I’ve mentioned in previous articles that I’m a big fan of Evangelion. For various reasons, it has slowly grown to become one of my favorite anime of all time. So, of course, it has a weak spot in my heart whenever the name and characters are evoked. When I heard that they were doing a limited release of the third movie in theaters over the weekend, I had to take time off from work to go and see it.
I’ve watched the entire original series, and I started watching the rebuild expecting to be led on a slightly different journey than the original series. However, Evangelion 3.0: You Can (Not) Redo went in a completely different direction from the original series to the point where, in some cases, I feel like I’m watching something completely and utterly different.
For those of you who have not seen it yet, it takes place 14 years after the ending of the second movie, and everything is different. Shinji Ikari, the main character of the Evangelion series, appears completely ostracized for unknown reasons by the people that he considered friends – Asuka seems even more hostile towards him than she was before, and even Misato is very wary of him. He’s told that he is never allowed to ride in an Evangelion – and that is before he ends up being stolen away by Evangelion Mark.09.
I shall say no more, because to talk more about the movie would spoil a lot of the huge moments that are very different from the original series, and moves that I wasn’t expecting in the slightest. However, there is one constant in almost all incarnations of Evangelion – Kaworu Nagisa. And in Evangelion 3.0, also known as Evangelion: The New Movie: Q, where Q is short for “quickening”, there is finally a formal introduction of Kaworu’s character.

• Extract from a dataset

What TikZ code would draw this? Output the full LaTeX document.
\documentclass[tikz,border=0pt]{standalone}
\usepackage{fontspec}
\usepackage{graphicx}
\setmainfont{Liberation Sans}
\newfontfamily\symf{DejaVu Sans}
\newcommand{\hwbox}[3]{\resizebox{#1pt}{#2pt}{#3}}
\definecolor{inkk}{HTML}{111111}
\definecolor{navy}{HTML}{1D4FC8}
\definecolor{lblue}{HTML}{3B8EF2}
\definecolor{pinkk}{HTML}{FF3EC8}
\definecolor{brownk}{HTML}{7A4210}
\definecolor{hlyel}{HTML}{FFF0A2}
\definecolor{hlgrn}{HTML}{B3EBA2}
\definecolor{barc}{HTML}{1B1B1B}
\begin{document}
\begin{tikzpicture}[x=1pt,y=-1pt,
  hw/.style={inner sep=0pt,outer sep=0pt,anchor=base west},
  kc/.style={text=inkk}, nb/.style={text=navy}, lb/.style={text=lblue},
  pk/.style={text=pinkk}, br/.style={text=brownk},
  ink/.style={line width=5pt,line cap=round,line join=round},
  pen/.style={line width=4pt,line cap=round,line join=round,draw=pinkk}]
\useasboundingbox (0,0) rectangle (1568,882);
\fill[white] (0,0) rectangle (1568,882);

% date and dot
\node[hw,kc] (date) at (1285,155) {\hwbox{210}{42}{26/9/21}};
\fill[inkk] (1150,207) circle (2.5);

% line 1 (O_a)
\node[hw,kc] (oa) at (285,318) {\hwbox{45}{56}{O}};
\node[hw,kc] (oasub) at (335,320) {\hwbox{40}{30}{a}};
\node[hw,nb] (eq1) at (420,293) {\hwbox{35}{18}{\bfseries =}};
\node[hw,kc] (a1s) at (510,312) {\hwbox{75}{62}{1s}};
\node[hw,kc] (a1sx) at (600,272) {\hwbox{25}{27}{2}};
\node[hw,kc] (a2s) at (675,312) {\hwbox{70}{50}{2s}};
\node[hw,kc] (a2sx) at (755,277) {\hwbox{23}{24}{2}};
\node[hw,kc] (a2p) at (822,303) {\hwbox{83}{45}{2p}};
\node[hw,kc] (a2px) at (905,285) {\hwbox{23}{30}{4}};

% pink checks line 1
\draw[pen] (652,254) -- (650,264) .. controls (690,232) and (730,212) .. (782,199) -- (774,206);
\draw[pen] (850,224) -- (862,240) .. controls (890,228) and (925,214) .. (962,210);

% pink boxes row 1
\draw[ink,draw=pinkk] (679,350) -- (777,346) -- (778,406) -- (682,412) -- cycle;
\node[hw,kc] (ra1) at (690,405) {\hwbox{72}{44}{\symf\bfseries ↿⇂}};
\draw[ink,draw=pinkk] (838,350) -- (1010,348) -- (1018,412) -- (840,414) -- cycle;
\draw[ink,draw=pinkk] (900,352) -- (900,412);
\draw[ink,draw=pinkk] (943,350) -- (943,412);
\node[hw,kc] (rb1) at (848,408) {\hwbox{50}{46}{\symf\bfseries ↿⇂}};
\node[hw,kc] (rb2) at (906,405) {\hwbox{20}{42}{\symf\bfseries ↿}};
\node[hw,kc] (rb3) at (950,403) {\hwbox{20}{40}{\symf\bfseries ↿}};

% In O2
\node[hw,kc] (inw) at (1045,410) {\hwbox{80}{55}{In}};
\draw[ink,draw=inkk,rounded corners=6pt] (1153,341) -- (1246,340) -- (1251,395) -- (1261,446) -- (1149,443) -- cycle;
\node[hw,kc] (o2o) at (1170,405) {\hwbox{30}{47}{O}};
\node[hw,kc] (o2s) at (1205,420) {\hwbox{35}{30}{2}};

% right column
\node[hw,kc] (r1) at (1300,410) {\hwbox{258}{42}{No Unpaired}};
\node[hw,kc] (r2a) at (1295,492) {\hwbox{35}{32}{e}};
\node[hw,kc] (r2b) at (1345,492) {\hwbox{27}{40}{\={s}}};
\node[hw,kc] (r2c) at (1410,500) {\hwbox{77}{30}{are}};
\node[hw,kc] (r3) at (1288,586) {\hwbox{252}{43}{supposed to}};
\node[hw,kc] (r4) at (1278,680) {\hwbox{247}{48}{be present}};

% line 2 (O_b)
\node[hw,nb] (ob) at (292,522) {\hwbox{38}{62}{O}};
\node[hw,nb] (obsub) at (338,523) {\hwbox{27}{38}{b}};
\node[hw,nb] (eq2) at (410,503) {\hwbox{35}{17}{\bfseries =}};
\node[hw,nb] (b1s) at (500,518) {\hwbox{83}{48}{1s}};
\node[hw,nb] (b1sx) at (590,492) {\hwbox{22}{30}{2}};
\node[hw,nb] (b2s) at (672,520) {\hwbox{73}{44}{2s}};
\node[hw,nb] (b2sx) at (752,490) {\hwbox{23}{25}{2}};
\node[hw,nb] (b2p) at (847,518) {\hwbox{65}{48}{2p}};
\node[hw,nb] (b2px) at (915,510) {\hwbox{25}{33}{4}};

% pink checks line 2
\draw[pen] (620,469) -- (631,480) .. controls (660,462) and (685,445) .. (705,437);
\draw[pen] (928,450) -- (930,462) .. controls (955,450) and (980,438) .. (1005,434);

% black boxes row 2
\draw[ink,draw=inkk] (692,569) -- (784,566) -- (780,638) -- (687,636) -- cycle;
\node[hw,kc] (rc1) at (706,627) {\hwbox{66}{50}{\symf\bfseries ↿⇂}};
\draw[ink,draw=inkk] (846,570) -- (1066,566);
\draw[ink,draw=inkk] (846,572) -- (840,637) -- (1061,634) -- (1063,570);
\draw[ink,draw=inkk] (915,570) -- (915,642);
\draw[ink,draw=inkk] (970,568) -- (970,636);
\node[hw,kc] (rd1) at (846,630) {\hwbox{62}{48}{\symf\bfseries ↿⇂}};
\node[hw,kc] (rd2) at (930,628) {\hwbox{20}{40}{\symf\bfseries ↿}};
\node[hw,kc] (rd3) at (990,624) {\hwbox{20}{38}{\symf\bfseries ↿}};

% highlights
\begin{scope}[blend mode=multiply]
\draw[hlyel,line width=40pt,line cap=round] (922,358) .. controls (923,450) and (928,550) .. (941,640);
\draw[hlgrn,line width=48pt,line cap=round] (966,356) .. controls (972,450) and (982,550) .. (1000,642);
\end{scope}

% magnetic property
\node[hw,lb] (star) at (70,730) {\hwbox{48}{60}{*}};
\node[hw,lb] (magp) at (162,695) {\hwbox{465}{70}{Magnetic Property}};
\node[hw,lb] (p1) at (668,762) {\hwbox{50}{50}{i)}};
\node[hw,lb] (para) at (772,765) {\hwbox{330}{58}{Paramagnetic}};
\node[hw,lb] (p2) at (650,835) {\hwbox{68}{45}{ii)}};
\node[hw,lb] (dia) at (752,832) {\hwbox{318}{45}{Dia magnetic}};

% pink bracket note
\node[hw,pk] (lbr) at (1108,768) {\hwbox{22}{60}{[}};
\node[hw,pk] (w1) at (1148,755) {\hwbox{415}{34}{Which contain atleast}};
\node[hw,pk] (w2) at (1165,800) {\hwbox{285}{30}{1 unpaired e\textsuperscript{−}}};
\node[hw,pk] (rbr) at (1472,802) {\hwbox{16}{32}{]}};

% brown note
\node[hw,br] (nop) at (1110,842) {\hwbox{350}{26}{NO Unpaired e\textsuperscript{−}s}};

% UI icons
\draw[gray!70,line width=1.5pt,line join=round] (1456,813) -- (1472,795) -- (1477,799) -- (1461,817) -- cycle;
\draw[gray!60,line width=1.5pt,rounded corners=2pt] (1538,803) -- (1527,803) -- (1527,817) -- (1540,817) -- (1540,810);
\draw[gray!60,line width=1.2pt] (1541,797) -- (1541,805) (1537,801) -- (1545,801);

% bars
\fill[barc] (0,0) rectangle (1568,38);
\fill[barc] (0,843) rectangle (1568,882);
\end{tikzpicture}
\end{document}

Those who watched the original series or even read any of the spin-off titles of the Evangelion universes will probably recognize Kaworu’s name. Kaworu often shows up in various of the Evangelion series as a “fanservice character”, or a character to attract the fangirls, at the top layer of his character. However, he is so much more than that; at his core, he is supposed to be someone for Shinji to grow attached to, and it’s essential for his character development. As a result of his attachment towards Kaworu, it ends off as coming off as more of a homosexual relationship between the two – something that many fans dislike. In fact, in some of the iterations of Evangelion, it has fully formed into a relationship; one of the most controversial pages being a page in the manga in which Kaworu tries to calm Shinji down from a panic attack and ends up kissing him.

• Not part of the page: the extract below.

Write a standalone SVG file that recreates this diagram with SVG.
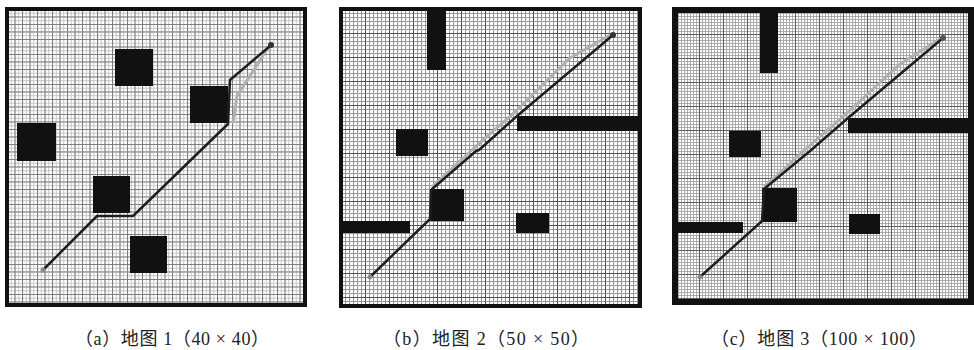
<svg xmlns="http://www.w3.org/2000/svg" width="974" height="350" viewBox="0 0 974 350">
<defs>
<pattern id="g1s" x="7" y="9" width="3.75" height="3.75" patternUnits="userSpaceOnUse">
<path d="M0 0.5H3.75M0.5 0V3.75" stroke="#c6c6c6" stroke-width="1" fill="none"/>
</pattern>
<pattern id="g1" x="7" y="9" width="7.5" height="7.5" patternUnits="userSpaceOnUse">
<path d="M0 0.5H7.5M0.5 0V7.5" stroke="#7c7c7c" stroke-width="1" fill="none"/>
</pattern>
<pattern id="g2" x="341" y="9" width="4" height="4" patternUnits="userSpaceOnUse">
<path d="M0 0.5H4M0.5 0V4" stroke="#979797" stroke-width="1" fill="none"/>
</pattern>
<pattern id="g2m" x="341" y="9" width="24" height="24" patternUnits="userSpaceOnUse">
<path d="M0 0.5H24M0.5 0V24" stroke="#555" stroke-width="1" fill="none"/>
</pattern>
<pattern id="g3" x="675" y="10" width="3" height="3" patternUnits="userSpaceOnUse">
<path d="M0 0.5H3M0.5 0V3" stroke="#a4a4a4" stroke-width="0.9" fill="none"/>
</pattern>
<pattern id="g3m" x="675" y="10" width="24" height="24" patternUnits="userSpaceOnUse">
<path d="M0 0.5H24M0.5 0V24" stroke="#5c5c5c" stroke-width="1" fill="none"/>
</pattern>
</defs>
<style>
.frame{fill:none;stroke:#111;}
.obs{fill:#111;}
.route{fill:none;stroke:#1e1e1e;stroke-width:2.5;stroke-linejoin:round;stroke-linecap:round;}
.alt{fill:none;stroke:#b0b0b0;stroke-width:3;stroke-linejoin:round;stroke-linecap:round;}
.cap{font-family:"Liberation Serif","Noto Sans CJK SC",serif;font-size:18px;fill:#222;text-anchor:middle;}
</style>
<rect width="974" height="350" fill="#fff"/>

<g id="map1">
<rect x="7" y="9" width="298" height="296" fill="#fff"/>
<rect x="7" y="9" width="298" height="296" fill="url(#g1s)"/>
<rect x="7" y="9" width="298" height="296" fill="url(#g1)"/>
<rect class="obs" x="115" y="49" width="38" height="37"/>
<rect class="obs" x="190" y="86" width="38" height="37"/>
<rect class="obs" x="17" y="123" width="39" height="38"/>
<rect class="obs" x="93" y="176" width="37" height="37"/>
<rect class="obs" x="130" y="236" width="37" height="37"/>
<path class="alt" d="M233,122 L237,96 L268,48"/>
<path class="route" d="M43,270 L97,216 L133,216 L228,124 L230,80 L270,46"/>
<circle cx="43" cy="270" r="2.5" fill="#888"/>
<circle cx="271" cy="45" r="3" fill="#333"/>
<rect class="frame" x="7" y="9" width="298" height="296" stroke-width="4"/>
</g>

<g id="map2">
<rect x="341" y="9" width="299" height="297" fill="#fff"/>
<rect x="341" y="9" width="299" height="297" fill="url(#g2)"/>
<rect x="341" y="9" width="299" height="297" fill="url(#g2m)"/>
<rect class="obs" x="427" y="9" width="19" height="61"/>
<rect class="obs" x="517" y="116" width="123" height="15"/>
<rect class="obs" x="396" y="129" width="32" height="27"/>
<rect class="obs" x="430" y="189" width="34" height="32"/>
<rect class="obs" x="341" y="221" width="69" height="12"/>
<rect class="obs" x="516" y="213" width="33" height="20"/>
<path class="alt" d="M433,186 L475,147 L515,112 L570,58 L610,35"/>
<path class="route" d="M370,277 L430,219 L431,190 L476,151 L479,150 L517,116 L613,35"/>
<circle cx="370" cy="277" r="2.5" fill="#888"/>
<circle cx="613" cy="35" r="3" fill="#333"/>
<rect class="frame" x="341" y="9" width="299" height="297" stroke-width="4"/>
</g>

<g id="map3">
<rect x="675" y="10" width="296" height="292" fill="#fff"/>
<rect x="675" y="10" width="296" height="292" fill="url(#g3)"/>
<rect x="675" y="10" width="296" height="292" fill="url(#g3m)"/>
<rect class="obs" x="760" y="10" width="18" height="63"/>
<rect class="obs" x="848" y="118" width="123" height="15"/>
<rect class="obs" x="729" y="131" width="32" height="26"/>
<rect class="obs" x="762" y="188" width="35" height="34"/>
<rect class="obs" x="675" y="222" width="68" height="11"/>
<rect class="obs" x="849" y="214" width="31" height="20"/>
<path class="alt" d="M765,186 L808,147 L846,114 L900,64 L940,39"/>
<path class="route" d="M700,277 L762,221 L764,189 L810,151 L848,118 L943,38"/>
<circle cx="700" cy="277" r="2.5" fill="#888"/>
<circle cx="943" cy="38" r="3" fill="#555"/>
<rect class="frame" x="675" y="10" width="296" height="292" stroke-width="6"/>
</g>

<g id="captions">
<text class="cap" x="172" y="345" textLength="194" lengthAdjust="spacing">（a）地图 1（40 × 40）</text>
<text class="cap" x="486" y="345" textLength="206" lengthAdjust="spacing">（b）地图 2（50 × 50）</text>
<text class="cap" x="819" y="345" textLength="216" lengthAdjust="spacing">（c）地图 3（100 × 100）</text>
</g>
</svg>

But more than that, Kaworu is someone that Shinji clings to, especially in the new movie, because he feels like there is no one else who can understand him, and he grows to trust him. There was one line in the movie that took me off guard, however, because it was different from the original Japanese; in one scene, Shinji is talking to Kaworu, and, in the original Japanese, he says something along the lines of “You are perfect for me.” In the English dub, however, he says, “You truly are my best friend.” Something completely different, probably because the former sounded “too gay” to put into the movie. The whole relationship between Kaworu and Shinji is something that’s close to my heart – one of the reasons being that it appears to be one of the first times that there is a canon, homosexual pairing between two of the main characters, in a large-scale, massively followed anime – and yet, there are constantly people trying to argue that it is not the case. I could write an entire article simply on their relationship, that’s how close it is to my heart.
The movie as a whole was very complex in nature; various times, uncomfortable laughter broke out in the auditorium where I watched the movie in scenes that weren’t exactly humorous; the movie dealt with a lot of serious tones, and evoked a lot of the same feelings that the end of the original series had. It was that tone that helped me to feel that it was, in fact, an Evangelion series entry – and something that I grew very fond of.

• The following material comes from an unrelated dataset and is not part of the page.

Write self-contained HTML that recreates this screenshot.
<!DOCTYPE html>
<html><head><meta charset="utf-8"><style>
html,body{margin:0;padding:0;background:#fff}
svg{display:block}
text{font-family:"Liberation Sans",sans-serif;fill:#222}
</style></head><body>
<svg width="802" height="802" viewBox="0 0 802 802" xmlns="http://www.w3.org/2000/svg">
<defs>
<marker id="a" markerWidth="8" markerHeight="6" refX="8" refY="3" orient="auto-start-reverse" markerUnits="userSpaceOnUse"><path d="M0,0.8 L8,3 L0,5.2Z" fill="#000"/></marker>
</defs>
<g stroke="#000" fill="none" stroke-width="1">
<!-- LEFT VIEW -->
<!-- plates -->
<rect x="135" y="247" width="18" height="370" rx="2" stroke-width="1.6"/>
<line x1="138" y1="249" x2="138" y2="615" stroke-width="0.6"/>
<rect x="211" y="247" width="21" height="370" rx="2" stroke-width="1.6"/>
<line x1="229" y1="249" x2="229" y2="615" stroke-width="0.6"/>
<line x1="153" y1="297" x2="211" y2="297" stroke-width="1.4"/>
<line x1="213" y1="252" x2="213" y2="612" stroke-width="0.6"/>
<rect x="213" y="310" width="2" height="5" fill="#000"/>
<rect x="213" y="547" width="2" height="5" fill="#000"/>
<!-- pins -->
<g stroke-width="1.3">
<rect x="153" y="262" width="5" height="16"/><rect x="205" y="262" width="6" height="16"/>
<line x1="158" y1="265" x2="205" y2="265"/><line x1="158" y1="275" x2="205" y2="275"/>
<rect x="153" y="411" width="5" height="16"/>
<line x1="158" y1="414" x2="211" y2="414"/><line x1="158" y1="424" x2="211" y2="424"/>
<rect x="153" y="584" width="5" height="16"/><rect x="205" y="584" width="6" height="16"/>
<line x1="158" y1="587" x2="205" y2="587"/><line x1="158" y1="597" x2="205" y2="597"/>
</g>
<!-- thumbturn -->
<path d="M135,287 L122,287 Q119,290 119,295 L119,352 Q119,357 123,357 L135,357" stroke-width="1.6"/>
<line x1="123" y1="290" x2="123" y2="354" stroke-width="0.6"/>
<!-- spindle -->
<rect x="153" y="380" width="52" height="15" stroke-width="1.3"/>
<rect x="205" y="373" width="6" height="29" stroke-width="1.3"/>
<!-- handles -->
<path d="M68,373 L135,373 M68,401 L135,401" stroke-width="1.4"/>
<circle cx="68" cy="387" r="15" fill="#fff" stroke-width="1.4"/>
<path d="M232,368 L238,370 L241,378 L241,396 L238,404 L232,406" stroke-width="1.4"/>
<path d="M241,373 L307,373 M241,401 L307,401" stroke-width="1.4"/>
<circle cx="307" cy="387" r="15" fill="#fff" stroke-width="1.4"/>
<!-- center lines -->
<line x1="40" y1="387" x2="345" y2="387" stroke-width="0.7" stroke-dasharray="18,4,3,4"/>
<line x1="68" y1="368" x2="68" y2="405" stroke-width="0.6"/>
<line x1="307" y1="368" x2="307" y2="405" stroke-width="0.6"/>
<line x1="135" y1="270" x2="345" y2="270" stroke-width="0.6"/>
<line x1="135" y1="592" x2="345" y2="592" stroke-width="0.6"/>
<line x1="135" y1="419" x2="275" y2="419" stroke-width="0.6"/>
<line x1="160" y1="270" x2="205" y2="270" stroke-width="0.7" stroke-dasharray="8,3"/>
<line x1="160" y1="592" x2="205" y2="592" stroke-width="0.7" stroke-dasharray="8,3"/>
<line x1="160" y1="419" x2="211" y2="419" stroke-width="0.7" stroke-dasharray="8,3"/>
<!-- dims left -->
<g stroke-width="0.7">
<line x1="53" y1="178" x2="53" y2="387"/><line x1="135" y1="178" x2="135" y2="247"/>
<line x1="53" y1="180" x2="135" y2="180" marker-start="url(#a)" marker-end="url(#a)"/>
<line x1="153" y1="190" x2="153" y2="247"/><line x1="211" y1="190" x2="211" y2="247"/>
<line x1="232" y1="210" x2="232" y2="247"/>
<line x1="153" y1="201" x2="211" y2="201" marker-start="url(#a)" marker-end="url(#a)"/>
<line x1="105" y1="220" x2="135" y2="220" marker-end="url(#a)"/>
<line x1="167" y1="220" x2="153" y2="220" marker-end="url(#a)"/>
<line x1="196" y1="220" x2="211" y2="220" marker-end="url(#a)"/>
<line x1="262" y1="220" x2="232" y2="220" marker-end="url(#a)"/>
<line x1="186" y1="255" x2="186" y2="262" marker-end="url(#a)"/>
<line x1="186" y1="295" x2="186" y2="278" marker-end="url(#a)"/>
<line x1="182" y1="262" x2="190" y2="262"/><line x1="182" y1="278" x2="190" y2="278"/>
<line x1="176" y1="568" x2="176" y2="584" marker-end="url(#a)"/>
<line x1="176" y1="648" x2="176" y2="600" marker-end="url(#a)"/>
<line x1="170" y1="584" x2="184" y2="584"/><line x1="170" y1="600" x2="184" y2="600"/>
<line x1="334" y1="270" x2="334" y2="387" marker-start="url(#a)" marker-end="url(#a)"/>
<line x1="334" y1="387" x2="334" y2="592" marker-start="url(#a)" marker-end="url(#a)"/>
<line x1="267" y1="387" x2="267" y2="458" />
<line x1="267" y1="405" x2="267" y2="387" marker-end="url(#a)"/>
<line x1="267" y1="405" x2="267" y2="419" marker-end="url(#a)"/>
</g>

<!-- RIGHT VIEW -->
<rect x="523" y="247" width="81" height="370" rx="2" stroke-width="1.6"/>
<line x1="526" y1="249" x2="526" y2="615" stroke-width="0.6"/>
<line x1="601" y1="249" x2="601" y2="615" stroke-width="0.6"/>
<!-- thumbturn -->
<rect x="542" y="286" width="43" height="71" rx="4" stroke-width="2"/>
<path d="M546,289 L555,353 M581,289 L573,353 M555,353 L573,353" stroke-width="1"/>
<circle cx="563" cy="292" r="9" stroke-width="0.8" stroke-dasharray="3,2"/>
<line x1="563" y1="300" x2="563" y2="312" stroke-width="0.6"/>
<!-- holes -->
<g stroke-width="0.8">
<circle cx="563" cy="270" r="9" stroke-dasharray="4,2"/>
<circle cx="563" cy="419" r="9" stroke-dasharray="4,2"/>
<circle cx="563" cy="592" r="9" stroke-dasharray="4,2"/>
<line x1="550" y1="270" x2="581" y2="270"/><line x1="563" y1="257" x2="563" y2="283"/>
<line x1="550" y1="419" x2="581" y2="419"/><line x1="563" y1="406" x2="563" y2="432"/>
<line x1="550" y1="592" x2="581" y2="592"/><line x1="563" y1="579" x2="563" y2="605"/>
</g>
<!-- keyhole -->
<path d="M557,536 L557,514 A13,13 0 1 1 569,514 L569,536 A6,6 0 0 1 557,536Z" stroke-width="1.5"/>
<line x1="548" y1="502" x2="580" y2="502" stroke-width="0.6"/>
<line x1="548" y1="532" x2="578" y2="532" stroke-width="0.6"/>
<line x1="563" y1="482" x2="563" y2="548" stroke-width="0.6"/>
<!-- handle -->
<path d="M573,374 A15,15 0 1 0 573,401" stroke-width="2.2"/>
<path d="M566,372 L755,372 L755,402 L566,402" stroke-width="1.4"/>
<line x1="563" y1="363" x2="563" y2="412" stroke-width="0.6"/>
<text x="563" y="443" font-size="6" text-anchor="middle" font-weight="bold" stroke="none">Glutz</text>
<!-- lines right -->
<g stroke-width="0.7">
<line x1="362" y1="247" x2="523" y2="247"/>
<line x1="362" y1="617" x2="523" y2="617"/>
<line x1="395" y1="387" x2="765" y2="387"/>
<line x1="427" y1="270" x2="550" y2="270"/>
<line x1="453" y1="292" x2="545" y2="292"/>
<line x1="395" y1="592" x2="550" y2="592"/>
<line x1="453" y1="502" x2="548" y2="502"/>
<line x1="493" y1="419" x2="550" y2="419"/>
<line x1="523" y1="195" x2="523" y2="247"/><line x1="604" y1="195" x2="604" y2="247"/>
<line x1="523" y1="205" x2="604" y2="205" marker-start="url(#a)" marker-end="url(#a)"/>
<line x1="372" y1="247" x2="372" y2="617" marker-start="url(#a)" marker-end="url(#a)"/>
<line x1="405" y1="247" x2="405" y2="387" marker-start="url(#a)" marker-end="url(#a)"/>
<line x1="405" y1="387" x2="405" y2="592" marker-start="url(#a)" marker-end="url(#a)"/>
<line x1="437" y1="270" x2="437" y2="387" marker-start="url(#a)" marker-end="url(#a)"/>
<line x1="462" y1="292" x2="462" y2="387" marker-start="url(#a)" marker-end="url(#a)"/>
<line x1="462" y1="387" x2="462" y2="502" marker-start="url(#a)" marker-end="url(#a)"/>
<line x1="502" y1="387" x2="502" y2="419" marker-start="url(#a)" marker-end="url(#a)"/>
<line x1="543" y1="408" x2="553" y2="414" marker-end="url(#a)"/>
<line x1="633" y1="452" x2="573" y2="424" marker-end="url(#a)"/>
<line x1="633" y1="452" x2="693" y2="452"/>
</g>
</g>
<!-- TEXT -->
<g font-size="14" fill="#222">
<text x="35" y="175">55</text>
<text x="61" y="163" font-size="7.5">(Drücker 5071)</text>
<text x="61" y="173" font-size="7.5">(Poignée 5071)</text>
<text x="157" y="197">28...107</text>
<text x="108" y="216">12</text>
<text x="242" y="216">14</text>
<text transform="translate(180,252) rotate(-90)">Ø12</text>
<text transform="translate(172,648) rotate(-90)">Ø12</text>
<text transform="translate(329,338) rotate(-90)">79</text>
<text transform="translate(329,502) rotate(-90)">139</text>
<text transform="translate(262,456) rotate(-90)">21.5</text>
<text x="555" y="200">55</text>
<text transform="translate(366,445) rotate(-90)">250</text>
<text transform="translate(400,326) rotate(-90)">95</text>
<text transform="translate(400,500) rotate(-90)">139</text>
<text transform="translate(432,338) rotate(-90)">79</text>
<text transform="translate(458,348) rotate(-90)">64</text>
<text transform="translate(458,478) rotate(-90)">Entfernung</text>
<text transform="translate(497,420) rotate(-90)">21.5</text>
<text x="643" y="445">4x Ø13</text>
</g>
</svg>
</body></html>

However, it is a movie that I feel like I have not completely understood; there were so many things going on at once that it was impossibly for me to take in everything that it had to offer. On the plus side, watching it in the movie theaters is an experience that I would not have traded for anything in the world.
Here’s to hoping the final entry in the Evangelion rebuild series will be released in theaters in America!
I rate this a four out of five white-haired pretty boys.